Однако к концу Средних веков концепция «Предания» приобрела большое значение в связи с толкованием и авторитетом Писания. Хейко А. Оберман указал на то, что в период позднего средневековья были распространены две достаточно различные концепции Предания, которые он обозначает «Предание 1» и «Предание 2». [3] Ввиду важности этих концепций для Реформации мы кратко на них остановимся.

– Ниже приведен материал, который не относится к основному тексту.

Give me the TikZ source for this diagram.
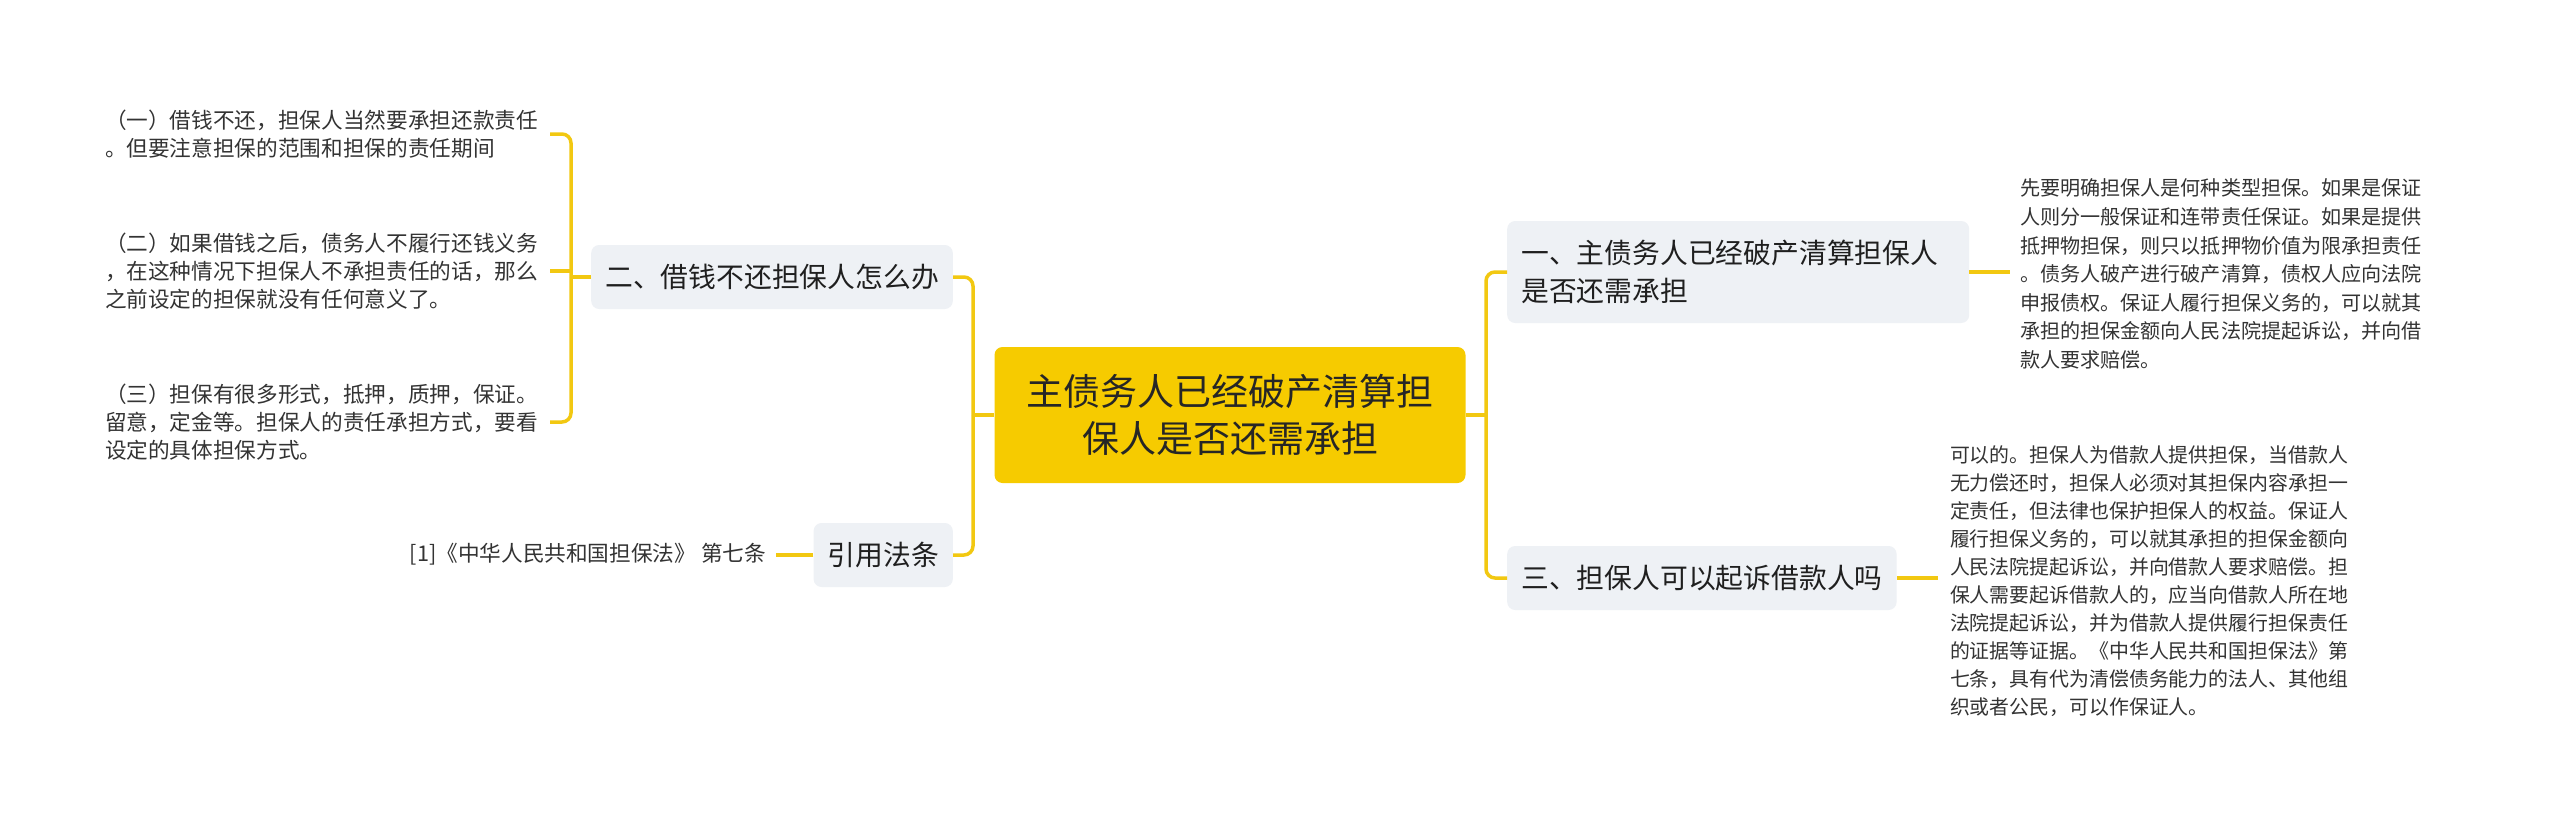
\documentclass[tikz,border=0pt]{standalone}
\usepackage{fontspec}
\setmainfont{Noto Sans CJK SC}
\usepackage{xcolor}
\usetikzlibrary{positioning}
\definecolor{mainfill}{RGB}{246,203,0}
\definecolor{subfill}{RGB}{238,241,245}
\definecolor{linkcol}{RGB}{242,200,17}
\definecolor{leaftext}{RGB}{51,51,51}
\tikzset{
  link/.style     = {draw=linkcol, line width=3.5pt, rounded corners=9pt},
  mainbox/.style  = {rectangle, fill=mainfill, rounded corners=8pt, align=center,
                     minimum width=471pt, minimum height=136pt, inner sep=0pt,
                     font=\fontsize{37}{47}\selectfont, text=black!85},
  subbox/.style   = {rectangle, fill=subfill, rounded corners=8pt, align=left,
                     inner xsep=14pt, minimum height=64pt,
                     font=\fontsize{27.8}{38}\selectfont, text=black!88},
  leaf/.style     = {inner sep=0pt, outer xsep=12pt, align=left, text=leaftext,
                     font=\fontsize{21.65}{28}\selectfont},
}

\begin{document}
\begin{tikzpicture}[x=1pt, y=-1pt]
    \useasboundingbox[fill=white] (0,0) rectangle (2560,822);

    % centre and branches
    \node (main) at (1230,415) [mainbox] {主债务人已经破产清算担\\保人是否还需承担};
    \node (b1)   at (1507,272) [subbox, anchor=west, text width=434pt, minimum height=102pt]
        {一、主债务人已经破产清算担保人\\是否还需承担};
    \node (b3)   at (1507,578) [subbox, anchor=west] {三、担保人可以起诉借款人吗};
    \node (b2)   at (953,277)  [subbox, anchor=east] {二、借钱不还担保人怎么办};
    \node (b4)   at (953,555)  [subbox, anchor=east] {引用法条};

    % leaves, left
    \node (l1) at (550,134) [leaf, anchor=east]
        {（一）借钱不还，担保人当然要承担还款责任\\。但要注意担保的范围和担保的责任期间};
    \node (l2) at (550,271) [leaf, anchor=east]
        {（二）如果借钱之后，债务人不履行还钱义务\\，在这种情况下担保人不承担责任的话，那么\\之前设定的担保就没有任何意义了。};
    \node (l3) at (550,422) [leaf, anchor=east]
        {（三）担保有很多形式，抵押，质押，保证。\\留意，定金等。担保人的责任承担方式，要看\\设定的具体担保方式。};
    \node (l4) at (776,554) [leaf, anchor=east, outer xsep=10pt] {[1]《中华人民共和国担保法》 第七条};

    % leaves, right
    \node (r1) at (2010,274) [leaf, anchor=west, outer xsep=10pt, font=\fontsize{20.1}{28.6}\selectfont]
        {先要明确担保人是何种类型担保。如果是保证\\人则分一般保证和连带责任保证。如果是提供\\抵押物担保，则只以抵押物价值为限承担责任\\。债务人破产进行破产清算，债权人应向法院\\申报债权。保证人履行担保义务的，可以就其\\承担的担保金额向人民法院提起诉讼，并向借\\款人要求赔偿。};
    \node (r3) at (1938,581) [leaf, anchor=west, font=\fontsize{19.9}{28}\selectfont]
        {可以的。担保人为借款人提供担保，当借款人\\无力偿还时，担保人必须对其担保内容承担一\\定责任，但法律也保护担保人的权益。保证人\\履行担保义务的，可以就其承担的担保金额向\\人民法院提起诉讼，并向借款人要求赔偿。担\\保人需要起诉借款人的，应当向借款人所在地\\法院提起诉讼，并为借款人提供履行担保责任\\的证据等证据。《中华人民共和国担保法》第\\七条，具有代为清偿债务能力的法人、其他组\\织或者公民，可以作保证人。};

    % junctions
    \coordinate (rj) at (1486,415);
    \coordinate (lj) at (973,415);
    \coordinate (lk) at (571,277);

    \draw [link] (main.east) -- (rj);
    \draw [link] (rj) |- (b1.west);
    \draw [link] (rj) |- (b3.west);
    \draw [link] (main.west) -- (lj);
    \draw [link] (lj) |- (b2.east);
    \draw [link] (lj) |- (b4.east);

    \draw [link] (b2.west) -- (lk);
    \draw [link] (lk) |- (l1.east);
    \draw [link] (lk) |- (l3.east);
    \draw [link] (lk |- l2.east) -- (l2.east);
    \draw [link] (b4.west) -- (b4.west -| l4.east);

    \draw [link] (b1.east) -- (b1.east -| r1.west);
    \draw [link] (b3.east) -- (b3.east -| r3.west);
\end{tikzpicture}
\end{document}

К Писанию за поддержкой обращались не только ортодоксы, но и еретики. В ответ на различные споры внутри ранней Церкви и особенно угрозу гностицизма стал вырабатываться «традиционный» метод понимания определенных фрагментов Писания. Патриотические богословы второго века, такие, как Ириней Лионский, начали разрабатывать идею авторитетного толкования определенных текстов Писания, которое, по их утверждениям, восходило ко времени самих апостолов. Писание нельзя было интерпретировать произвольно: его следовало толковать в контексте исторической преемственности христианской Церкви. Параметры его толкования были исторически закреплены и «даны». Оберман называет это понимание «Преданием I». «Предание» здесь означает лишь «традиционный способ толкования Писания в сообществе верующих».
Однако в четырнадцатом и пятнадцатом веках выработалось несколько другое понимание предания. «Предание» теперь понималось как отдельный и самостоятельный источник откровения, данный в дополнение к Писанию. [4] Утверждалось, что Писание хранило молчание по ряду вопросов, однако для устранения этого недостатка Бог промыслительно позаботился о втором источнике откровения: устном Предании, восходящем к самим апостолам. Это Предание передавалось в Церкви из поколения в поколение. Оберман называет это предание «Преданием 2».